Da ihn der Chef der Komischen Oper Barrie Koksy nun im 70. Jubiläumsjahr von Berlins quirligstem Opernhaus mit der Inszenierung eines neuen Blaubart betraut, also auf einen der legendären Walter Felsenstein-Klassiker (mit über 360 Reprisen in fast 30 Jahren Laufzeit!) angesetzt hat, war natürlich klar, dass er sich für diese Jaques-Offenbach-Operette aus dem Jahre 1866 etwas Besonderes einfallen lässt, um den Geist der zugespitzten Satire von damals ins Heute überträgt. Oder es zumindest zu versuchen. In Zeiten, in denen die Zensur (in dem einen Teil Berlins schon etwas länger, in dem anderen aber auch schon fast 30 Jahre) zum Glück nur noch Erinnerung ist, muss die Zuspitzung besonders deutlich ausfallen, damit sie als solche erkannt wird. Wenn zur Wiederbelebung der halbtoten, vermeintlich ermordeten flotten Boulotte (Sarah Ferede) aber neben einem Zweikörbchen-Defibrillator auch noch ein selbstleuchtender Bananen-Dildo zum Einsatz kommt oder dem Blaubart ein Riesenpenis seine Hose (ver-)ziert, dann kann man solche vulgären Ergänzung (die sich auch im Text finden) für einen Tick zu viel des Guten halten.
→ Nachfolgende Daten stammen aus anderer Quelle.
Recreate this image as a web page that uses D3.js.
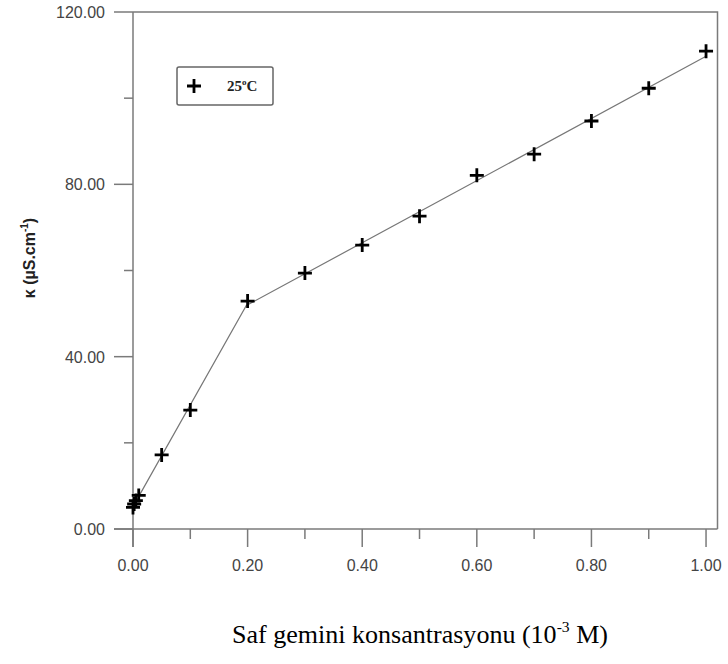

Wenn sich dann aber in die rebellischen Gesänge von Blaubarts doch nicht ermordeten Exfrauen das "Auferstanden aus Ruinen" von Hanns Eislers DDR-Nationalhymne einschleicht, wird das vom Publikum ebenso amüsiert goutiert wie die Wort-, Bauklötzer- und Prospekte-Spielereien mit dem abgerissenen Palast der Republik und dem wiederaufgebauten Berliner Stadtschloss der Hohenzollern. Inklusive der Debatten, was die neue Kuppel nun zieren soll. Wenn das auch sonst fröhlich drauflos kalauernde Haus-Urgestein Peter Renz als König Bobèche die Debatte mit dem Stoßseufzer "Es ist ein Kreuz" beschließt, dann steckt er tatsächlich eins obendrauf. Nachdem er vorher schon alle möglichen Varianten von Halbmond über Davidstern bis Deutsche-Bank-Logo oder McDondald's M ausprobiert hat. Dass sich in dem neuen deutschen Text die Vokabeln "Marseillaise" und "Bouillabaisse" in einem Atemzug wiederfinden, ist typisch für die Treffer (oder Querschläger!), die Stefan Herheim, Clemens Flick und Dramaturg Alexander Meier-Dörzenbach als Autoren ihrer eigenen Fassung gelandet haben. Das funktioniert alles in allem gut, überbrückt aber den Abstand zu dem, worüber man sich im zweiten französischen Kaiserreich amüsiert hat, nur zum Teil. Ein auf dreieinhalb Stunden, auch mit fremder und Offenbach Musik "erweitertes" Dauer-Amüsement ist auch anstrengend.
Zumal dieser Offenbach doch eher einem angelassenen als einem auf Hochtouren laufenden Motor ähnelt. Mag sein, dass Herheim deshalb einen Thespis-Karren auf die Bühne rollen lässt. Sozusagen als Keimzelle des Theaterzaubers. Auf dem Kutschbock der Gevatter Tod (Wolfgang Häntsch) und im Geschirr ein Cupido. Grandios wie Rüdiger Frank diese Rolle seiner verletzlichen, verwachsenen Klein-Körperlichkeit anverwandelt, die Sympathien auf sich zieht, dem Tod immer wieder ein Schnippchen schlägt, und ihm am Ende stets eine Nasenlänge voraus ist. Dem Tod übrigens ist die eine große Standpauke vorbehalten, die er der Operette, dem Theater und eigentlich auch dem Publikum verpasst. Mit einem Beigeschmack von Wahrheit… Aus dem Theaterwagen entfaltet sich Christof Hetzers ganzes Bühnenbild. Dessen technische Tücken waren für eine Verschiebung des Premierentermins um eine ganze Woche verantwortlich. Das passiert hier auch nicht alle Tage…. Und so ganz funktionierte es immer noch nicht.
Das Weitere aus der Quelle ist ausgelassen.